*EXERCISE TASK*. Give again only the lines running from the one with "Clone this chart in matplotlib." through the one with "fail_sig = [129, 192, 408, 494]", inclusive. Omit every picture.
═══ DATA LISTING ═══
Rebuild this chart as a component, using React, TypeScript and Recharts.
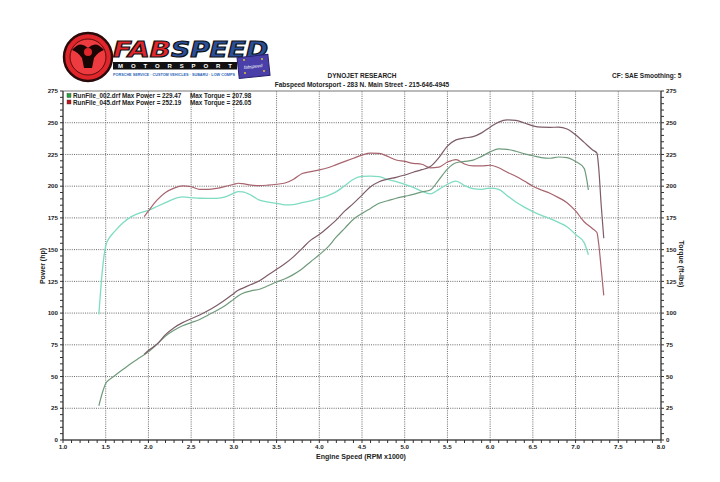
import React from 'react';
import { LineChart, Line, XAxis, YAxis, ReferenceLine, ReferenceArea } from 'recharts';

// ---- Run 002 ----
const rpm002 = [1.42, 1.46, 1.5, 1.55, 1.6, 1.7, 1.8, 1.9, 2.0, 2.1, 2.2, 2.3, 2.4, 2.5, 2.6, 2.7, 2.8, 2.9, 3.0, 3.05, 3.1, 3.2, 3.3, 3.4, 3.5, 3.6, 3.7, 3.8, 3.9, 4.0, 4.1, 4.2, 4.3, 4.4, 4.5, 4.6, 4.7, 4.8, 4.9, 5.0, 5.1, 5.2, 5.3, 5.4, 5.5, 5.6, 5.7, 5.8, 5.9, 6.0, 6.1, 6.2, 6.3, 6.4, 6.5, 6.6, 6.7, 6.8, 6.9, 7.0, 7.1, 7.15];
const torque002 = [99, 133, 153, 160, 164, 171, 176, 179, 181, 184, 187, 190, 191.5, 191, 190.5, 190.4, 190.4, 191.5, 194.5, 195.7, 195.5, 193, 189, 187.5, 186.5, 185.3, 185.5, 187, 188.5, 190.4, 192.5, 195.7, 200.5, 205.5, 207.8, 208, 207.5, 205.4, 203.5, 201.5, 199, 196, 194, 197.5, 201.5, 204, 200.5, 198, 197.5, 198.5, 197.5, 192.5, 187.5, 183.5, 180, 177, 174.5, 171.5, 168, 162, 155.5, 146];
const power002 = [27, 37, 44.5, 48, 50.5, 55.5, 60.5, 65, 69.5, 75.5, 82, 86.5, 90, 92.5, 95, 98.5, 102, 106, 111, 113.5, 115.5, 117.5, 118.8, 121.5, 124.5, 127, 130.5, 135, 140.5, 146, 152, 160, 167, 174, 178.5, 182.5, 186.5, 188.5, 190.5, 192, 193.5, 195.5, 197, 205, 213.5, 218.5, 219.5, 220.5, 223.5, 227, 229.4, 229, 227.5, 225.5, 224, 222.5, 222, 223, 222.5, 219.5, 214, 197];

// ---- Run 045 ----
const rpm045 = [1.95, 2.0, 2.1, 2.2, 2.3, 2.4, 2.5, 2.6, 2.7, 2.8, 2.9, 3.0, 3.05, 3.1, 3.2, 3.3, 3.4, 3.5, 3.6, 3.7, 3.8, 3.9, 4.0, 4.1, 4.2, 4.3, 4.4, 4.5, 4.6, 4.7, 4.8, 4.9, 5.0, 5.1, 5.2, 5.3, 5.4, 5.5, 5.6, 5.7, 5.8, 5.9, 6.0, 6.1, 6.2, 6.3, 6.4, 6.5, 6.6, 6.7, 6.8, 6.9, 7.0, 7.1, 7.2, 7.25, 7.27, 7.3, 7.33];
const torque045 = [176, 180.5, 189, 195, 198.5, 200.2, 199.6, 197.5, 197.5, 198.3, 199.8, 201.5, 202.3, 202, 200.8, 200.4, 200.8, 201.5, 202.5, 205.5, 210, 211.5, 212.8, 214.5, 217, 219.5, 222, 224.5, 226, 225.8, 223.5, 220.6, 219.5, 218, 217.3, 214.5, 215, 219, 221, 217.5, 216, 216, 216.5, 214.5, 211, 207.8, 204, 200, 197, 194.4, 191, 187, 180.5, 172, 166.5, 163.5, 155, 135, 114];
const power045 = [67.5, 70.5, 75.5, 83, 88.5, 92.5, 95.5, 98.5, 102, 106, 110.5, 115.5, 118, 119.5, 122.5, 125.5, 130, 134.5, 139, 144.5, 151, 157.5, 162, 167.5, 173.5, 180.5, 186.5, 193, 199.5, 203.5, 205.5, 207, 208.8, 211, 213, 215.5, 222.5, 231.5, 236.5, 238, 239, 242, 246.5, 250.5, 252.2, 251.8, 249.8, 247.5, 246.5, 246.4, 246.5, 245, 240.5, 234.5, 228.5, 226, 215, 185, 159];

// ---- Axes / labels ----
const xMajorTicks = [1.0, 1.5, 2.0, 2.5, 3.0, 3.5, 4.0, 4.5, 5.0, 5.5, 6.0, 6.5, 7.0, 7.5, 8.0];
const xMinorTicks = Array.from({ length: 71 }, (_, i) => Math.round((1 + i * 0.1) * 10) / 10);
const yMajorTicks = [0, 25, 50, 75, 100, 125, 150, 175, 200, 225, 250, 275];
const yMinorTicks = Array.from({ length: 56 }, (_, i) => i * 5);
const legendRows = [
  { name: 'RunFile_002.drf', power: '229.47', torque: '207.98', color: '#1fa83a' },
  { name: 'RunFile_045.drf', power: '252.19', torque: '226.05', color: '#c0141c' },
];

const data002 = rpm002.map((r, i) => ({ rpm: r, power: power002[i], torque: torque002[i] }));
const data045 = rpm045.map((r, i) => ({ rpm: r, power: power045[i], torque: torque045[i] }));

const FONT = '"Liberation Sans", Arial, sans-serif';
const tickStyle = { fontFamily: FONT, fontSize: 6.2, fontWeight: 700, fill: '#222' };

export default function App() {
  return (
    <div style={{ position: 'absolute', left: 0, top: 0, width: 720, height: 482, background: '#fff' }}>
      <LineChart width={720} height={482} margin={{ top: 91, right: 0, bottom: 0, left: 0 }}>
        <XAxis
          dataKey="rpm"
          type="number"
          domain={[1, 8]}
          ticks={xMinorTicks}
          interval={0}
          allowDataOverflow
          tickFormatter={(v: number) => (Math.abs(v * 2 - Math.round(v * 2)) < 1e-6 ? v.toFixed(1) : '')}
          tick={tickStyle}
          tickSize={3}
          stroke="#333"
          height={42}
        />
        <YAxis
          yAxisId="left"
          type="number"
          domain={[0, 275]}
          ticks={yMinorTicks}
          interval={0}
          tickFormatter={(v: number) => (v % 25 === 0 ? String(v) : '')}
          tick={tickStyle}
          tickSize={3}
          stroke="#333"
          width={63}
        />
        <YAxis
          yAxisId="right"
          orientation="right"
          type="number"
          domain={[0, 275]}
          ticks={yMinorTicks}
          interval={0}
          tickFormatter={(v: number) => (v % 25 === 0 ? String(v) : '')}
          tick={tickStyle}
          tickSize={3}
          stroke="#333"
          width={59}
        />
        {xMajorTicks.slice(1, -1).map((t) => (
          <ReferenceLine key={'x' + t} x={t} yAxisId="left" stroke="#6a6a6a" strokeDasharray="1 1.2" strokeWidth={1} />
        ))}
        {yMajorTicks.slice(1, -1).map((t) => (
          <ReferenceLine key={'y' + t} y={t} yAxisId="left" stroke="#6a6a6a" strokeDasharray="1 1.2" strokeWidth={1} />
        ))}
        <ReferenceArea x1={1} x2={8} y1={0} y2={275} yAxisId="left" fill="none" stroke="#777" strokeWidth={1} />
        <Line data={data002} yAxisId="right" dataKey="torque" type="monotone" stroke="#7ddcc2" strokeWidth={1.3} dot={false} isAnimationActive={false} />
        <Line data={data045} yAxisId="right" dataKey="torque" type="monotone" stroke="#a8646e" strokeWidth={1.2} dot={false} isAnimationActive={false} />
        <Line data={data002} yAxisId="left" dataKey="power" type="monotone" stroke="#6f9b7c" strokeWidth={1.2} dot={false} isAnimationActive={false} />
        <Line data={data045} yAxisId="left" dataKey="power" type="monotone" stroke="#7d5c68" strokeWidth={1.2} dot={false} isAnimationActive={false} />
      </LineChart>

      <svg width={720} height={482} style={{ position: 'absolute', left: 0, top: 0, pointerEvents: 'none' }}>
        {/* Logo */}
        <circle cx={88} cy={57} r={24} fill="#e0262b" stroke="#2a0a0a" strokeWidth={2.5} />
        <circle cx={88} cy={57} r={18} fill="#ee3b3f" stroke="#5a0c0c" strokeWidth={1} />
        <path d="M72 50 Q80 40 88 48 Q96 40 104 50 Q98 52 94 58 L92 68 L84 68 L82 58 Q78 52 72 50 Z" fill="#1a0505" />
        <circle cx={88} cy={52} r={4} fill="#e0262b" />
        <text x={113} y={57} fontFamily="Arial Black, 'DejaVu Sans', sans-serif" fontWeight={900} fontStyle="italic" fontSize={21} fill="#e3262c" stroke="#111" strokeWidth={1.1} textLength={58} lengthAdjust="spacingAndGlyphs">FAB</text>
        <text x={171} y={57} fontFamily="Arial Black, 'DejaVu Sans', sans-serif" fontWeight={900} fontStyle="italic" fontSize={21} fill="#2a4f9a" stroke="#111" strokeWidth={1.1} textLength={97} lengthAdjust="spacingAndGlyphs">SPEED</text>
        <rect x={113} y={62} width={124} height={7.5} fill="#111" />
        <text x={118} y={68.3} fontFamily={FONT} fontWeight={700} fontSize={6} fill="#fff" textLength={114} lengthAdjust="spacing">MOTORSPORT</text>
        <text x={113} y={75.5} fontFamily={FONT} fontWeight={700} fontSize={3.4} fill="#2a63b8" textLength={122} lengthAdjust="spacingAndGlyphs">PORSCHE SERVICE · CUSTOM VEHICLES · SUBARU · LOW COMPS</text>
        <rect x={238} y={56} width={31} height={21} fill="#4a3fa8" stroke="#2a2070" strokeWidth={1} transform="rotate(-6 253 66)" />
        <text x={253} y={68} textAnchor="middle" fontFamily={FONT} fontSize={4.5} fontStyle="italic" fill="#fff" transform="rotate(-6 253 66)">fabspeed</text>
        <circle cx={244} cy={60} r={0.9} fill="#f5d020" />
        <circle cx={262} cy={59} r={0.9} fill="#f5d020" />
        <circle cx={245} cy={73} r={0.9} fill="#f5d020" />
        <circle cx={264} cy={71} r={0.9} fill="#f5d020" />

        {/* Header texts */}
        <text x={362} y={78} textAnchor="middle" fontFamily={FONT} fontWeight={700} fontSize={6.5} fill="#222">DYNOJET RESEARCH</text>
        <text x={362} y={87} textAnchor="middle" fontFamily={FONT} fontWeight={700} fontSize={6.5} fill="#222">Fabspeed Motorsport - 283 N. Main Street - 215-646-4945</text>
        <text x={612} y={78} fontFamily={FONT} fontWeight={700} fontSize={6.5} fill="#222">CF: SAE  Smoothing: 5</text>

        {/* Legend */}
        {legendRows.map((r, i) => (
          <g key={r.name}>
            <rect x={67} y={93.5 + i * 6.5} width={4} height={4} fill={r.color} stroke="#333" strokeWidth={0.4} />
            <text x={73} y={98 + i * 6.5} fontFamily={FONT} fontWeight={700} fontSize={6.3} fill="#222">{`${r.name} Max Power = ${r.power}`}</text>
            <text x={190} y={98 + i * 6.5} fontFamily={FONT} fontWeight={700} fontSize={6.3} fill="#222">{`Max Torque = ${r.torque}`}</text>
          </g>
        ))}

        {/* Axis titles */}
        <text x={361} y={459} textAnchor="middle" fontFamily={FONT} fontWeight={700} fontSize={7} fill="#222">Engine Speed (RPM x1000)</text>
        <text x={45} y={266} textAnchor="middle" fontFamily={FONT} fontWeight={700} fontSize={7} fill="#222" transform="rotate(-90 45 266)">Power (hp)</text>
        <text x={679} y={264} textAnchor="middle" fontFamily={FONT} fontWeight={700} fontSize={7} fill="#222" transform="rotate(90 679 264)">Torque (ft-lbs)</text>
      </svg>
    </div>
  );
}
═══
═══ DATA LISTING ═══
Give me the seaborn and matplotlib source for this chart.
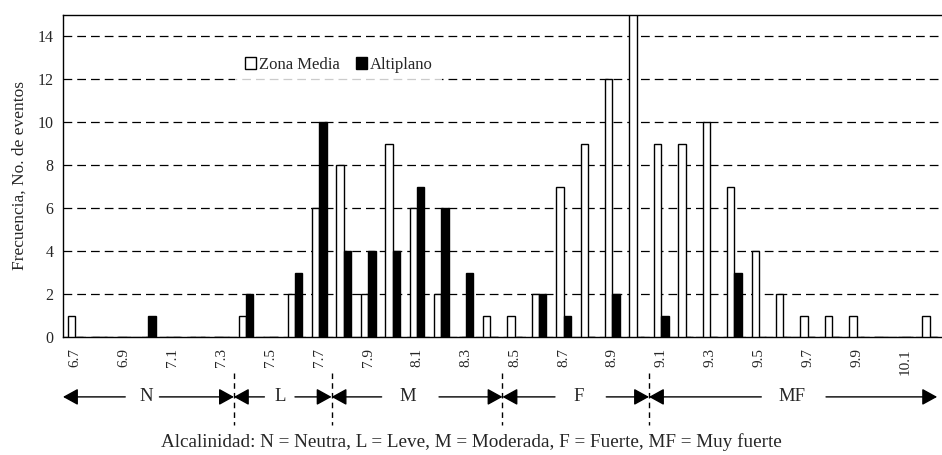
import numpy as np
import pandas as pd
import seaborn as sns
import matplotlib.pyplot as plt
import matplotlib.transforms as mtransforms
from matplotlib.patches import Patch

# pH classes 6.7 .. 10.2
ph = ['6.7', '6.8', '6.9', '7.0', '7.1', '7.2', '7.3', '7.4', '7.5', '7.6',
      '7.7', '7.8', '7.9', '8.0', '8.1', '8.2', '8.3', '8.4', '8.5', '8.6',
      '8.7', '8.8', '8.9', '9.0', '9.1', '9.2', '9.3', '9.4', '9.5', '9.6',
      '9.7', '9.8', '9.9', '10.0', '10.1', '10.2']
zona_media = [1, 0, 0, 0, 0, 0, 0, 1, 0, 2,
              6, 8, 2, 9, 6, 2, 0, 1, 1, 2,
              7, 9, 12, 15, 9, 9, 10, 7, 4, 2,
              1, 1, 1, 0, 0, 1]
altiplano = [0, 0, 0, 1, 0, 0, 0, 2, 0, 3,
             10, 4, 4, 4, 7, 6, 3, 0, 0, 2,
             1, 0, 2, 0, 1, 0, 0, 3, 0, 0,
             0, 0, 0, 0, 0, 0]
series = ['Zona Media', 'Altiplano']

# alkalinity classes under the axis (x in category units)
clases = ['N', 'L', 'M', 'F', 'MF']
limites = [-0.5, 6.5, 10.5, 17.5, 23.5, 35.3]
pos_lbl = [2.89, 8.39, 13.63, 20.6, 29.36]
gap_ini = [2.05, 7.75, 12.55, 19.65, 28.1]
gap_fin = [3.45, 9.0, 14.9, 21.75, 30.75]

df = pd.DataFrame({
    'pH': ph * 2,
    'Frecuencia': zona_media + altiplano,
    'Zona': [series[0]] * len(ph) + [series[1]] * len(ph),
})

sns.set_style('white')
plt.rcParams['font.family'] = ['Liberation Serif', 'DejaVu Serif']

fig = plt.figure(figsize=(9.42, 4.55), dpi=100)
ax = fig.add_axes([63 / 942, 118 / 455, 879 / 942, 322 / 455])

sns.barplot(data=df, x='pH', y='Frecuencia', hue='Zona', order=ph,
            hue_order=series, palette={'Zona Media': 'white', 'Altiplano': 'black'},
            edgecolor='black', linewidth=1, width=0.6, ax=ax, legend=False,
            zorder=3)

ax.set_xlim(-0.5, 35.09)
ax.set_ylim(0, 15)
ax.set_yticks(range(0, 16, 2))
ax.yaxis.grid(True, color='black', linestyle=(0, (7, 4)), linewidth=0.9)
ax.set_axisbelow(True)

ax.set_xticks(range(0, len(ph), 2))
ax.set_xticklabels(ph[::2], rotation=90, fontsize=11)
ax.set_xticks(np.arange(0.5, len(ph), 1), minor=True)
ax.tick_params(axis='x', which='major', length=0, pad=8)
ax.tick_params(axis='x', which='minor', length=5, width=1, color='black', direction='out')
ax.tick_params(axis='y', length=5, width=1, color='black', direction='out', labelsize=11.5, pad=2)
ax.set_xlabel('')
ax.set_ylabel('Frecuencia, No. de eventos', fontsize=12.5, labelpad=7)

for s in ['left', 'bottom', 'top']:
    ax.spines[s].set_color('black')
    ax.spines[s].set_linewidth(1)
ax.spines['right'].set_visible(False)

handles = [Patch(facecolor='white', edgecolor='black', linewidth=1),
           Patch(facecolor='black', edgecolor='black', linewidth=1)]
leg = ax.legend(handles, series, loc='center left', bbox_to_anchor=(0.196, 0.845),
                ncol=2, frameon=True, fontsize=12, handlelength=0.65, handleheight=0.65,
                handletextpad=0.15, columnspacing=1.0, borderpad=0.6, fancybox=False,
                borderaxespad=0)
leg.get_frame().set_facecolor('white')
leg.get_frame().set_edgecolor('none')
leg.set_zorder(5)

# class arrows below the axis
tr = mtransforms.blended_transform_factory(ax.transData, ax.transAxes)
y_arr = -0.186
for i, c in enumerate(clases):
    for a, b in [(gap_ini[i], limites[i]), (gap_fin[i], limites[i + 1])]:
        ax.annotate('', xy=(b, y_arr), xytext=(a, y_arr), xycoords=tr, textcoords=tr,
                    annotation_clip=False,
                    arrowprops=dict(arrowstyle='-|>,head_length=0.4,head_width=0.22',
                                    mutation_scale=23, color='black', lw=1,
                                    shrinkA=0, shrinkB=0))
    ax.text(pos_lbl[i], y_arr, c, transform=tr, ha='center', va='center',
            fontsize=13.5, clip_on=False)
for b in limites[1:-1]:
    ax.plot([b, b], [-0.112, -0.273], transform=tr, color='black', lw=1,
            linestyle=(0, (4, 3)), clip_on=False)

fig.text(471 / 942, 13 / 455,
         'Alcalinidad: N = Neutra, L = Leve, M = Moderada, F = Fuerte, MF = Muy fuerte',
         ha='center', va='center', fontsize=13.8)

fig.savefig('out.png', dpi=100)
═══
═══ DATA LISTING ═══
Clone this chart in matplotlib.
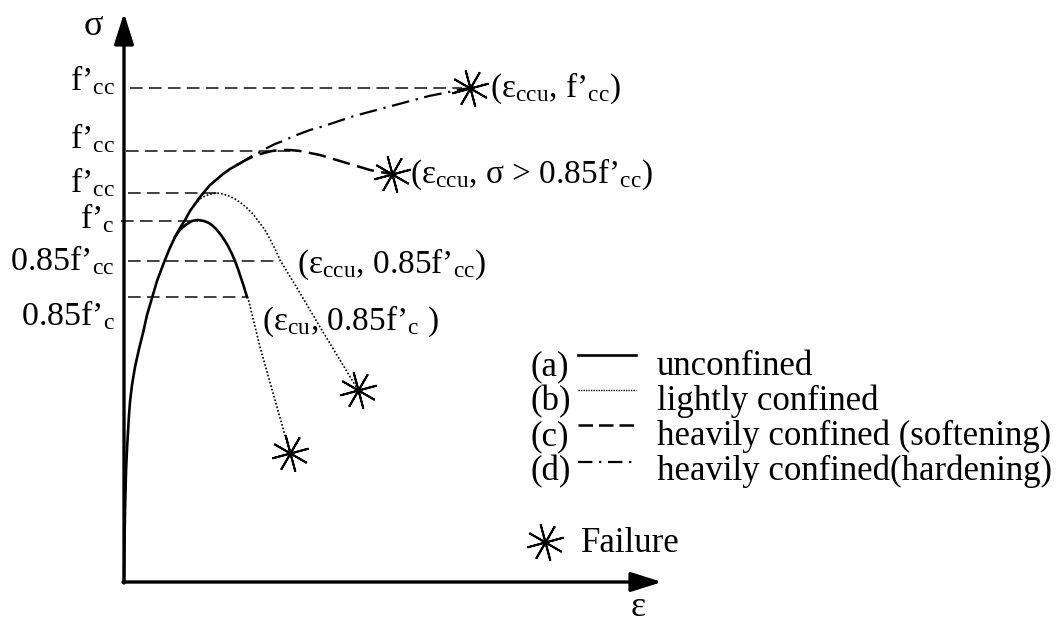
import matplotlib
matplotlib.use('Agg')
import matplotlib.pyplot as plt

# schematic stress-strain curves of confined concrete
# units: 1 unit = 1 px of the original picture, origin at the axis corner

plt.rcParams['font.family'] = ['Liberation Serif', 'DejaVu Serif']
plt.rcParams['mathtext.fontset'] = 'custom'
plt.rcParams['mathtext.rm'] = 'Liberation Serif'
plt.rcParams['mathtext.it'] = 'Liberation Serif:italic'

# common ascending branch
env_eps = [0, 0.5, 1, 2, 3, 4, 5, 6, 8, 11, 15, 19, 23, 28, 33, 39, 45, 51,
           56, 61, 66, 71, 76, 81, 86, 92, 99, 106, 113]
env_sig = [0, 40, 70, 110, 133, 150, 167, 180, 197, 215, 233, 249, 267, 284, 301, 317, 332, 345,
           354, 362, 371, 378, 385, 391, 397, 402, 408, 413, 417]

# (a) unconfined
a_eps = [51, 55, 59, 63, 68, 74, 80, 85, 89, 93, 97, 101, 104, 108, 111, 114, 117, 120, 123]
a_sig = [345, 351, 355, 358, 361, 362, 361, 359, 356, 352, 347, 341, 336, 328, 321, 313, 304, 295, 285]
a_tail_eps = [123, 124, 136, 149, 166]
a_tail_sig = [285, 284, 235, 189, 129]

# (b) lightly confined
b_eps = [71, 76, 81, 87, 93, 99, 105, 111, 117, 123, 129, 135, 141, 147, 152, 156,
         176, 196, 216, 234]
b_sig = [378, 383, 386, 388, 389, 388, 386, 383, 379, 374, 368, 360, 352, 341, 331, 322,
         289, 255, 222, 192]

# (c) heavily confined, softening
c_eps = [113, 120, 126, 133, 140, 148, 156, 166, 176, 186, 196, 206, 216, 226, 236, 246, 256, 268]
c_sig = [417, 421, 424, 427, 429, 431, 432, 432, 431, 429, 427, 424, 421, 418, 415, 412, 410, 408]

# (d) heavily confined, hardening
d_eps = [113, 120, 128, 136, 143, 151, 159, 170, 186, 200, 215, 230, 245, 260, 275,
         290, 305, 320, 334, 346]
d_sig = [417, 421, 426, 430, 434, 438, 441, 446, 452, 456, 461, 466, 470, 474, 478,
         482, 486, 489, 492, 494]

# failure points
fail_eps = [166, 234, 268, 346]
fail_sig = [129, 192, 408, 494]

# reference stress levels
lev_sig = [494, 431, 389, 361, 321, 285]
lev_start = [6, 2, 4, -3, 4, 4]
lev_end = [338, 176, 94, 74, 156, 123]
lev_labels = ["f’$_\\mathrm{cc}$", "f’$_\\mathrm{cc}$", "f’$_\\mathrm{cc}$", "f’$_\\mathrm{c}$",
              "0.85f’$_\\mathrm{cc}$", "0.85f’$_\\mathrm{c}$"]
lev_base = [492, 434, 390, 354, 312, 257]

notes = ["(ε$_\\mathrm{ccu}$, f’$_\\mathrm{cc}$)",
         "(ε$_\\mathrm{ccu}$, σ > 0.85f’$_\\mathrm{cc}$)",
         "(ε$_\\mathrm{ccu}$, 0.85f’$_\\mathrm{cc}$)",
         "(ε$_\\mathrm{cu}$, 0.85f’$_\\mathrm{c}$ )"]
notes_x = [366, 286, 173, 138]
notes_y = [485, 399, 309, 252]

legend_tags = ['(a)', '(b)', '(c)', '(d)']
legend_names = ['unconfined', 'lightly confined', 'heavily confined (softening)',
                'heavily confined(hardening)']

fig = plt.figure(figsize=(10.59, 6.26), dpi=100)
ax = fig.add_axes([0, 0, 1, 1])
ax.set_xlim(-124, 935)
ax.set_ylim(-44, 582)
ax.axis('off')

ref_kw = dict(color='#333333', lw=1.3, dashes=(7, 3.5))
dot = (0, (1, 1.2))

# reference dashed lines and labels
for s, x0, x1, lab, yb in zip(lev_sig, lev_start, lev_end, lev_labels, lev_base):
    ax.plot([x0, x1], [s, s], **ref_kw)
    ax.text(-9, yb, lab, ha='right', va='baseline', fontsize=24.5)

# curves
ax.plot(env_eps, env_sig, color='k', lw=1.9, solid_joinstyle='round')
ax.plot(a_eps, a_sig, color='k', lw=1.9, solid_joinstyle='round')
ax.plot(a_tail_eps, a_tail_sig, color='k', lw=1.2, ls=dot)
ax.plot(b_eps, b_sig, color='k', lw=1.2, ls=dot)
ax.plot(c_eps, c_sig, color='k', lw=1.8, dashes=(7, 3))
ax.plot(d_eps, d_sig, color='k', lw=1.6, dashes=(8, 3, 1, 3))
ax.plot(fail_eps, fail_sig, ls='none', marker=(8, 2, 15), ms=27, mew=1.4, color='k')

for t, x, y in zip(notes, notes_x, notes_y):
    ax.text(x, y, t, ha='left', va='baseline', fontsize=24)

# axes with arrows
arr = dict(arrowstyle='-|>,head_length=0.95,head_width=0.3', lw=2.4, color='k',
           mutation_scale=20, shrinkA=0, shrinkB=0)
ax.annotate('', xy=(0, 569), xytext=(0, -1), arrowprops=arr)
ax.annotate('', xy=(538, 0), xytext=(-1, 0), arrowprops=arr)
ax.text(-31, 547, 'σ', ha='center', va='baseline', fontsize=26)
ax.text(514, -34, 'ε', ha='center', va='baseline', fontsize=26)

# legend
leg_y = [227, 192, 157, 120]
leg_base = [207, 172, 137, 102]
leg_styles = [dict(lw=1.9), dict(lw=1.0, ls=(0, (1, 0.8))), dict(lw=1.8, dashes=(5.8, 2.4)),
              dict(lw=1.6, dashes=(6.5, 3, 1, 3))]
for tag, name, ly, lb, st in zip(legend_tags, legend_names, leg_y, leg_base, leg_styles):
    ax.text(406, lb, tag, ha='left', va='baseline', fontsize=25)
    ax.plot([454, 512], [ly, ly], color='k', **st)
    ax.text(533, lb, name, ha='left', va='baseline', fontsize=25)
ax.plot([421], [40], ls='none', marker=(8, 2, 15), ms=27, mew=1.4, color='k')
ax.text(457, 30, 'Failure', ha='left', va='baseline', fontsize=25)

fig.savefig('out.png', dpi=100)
═══
*FULL RESPONSE*.
Clone this chart in matplotlib.
import matplotlib
matplotlib.use('Agg')
import matplotlib.pyplot as plt

# schematic stress-strain curves of confined concrete
# units: 1 unit = 1 px of the original picture, origin at the axis corner

plt.rcParams['font.family'] = ['Liberation Serif', 'DejaVu Serif']
plt.rcParams['mathtext.fontset'] = 'custom'
plt.rcParams['mathtext.rm'] = 'Liberation Serif'
plt.rcParams['mathtext.it'] = 'Liberation Serif:italic'

# common ascending branch
env_eps = [0, 0.5, 1, 2, 3, 4, 5, 6, 8, 11, 15, 19, 23, 28, 33, 39, 45, 51,
           56, 61, 66, 71, 76, 81, 86, 92, 99, 106, 113]
env_sig = [0, 40, 70, 110, 133, 150, 167, 180, 197, 215, 233, 249, 267, 284, 301, 317, 332, 345,
           354, 362, 371, 378, 385, 391, 397, 402, 408, 413, 417]

# (a) unconfined
a_eps = [51, 55, 59, 63, 68, 74, 80, 85, 89, 93, 97, 101, 104, 108, 111, 114, 117, 120, 123]
a_sig = [345, 351, 355, 358, 361, 362, 361, 359, 356, 352, 347, 341, 336, 328, 321, 313, 304, 295, 285]
a_tail_eps = [123, 124, 136, 149, 166]
a_tail_sig = [285, 284, 235, 189, 129]

# (b) lightly confined
b_eps = [71, 76, 81, 87, 93, 99, 105, 111, 117, 123, 129, 135, 141, 147, 152, 156,
         176, 196, 216, 234]
b_sig = [378, 383, 386, 388, 389, 388, 386, 383, 379, 374, 368, 360, 352, 341, 331, 322,
         289, 255, 222, 192]

# (c) heavily confined, softening
c_eps = [113, 120, 126, 133, 140, 148, 156, 166, 176, 186, 196, 206, 216, 226, 236, 246, 256, 268]
c_sig = [417, 421, 424, 427, 429, 431, 432, 432, 431, 429, 427, 424, 421, 418, 415, 412, 410, 408]

# (d) heavily confined, hardening
d_eps = [113, 120, 128, 136, 143, 151, 159, 170, 186, 200, 215, 230, 245, 260, 275,
         290, 305, 320, 334, 346]
d_sig = [417, 421, 426, 430, 434, 438, 441, 446, 452, 456, 461, 466, 470, 474, 478,
         482, 486, 489, 492, 494]

# failure points
fail_eps = [166, 234, 268, 346]
fail_sig = [129, 192, 408, 494]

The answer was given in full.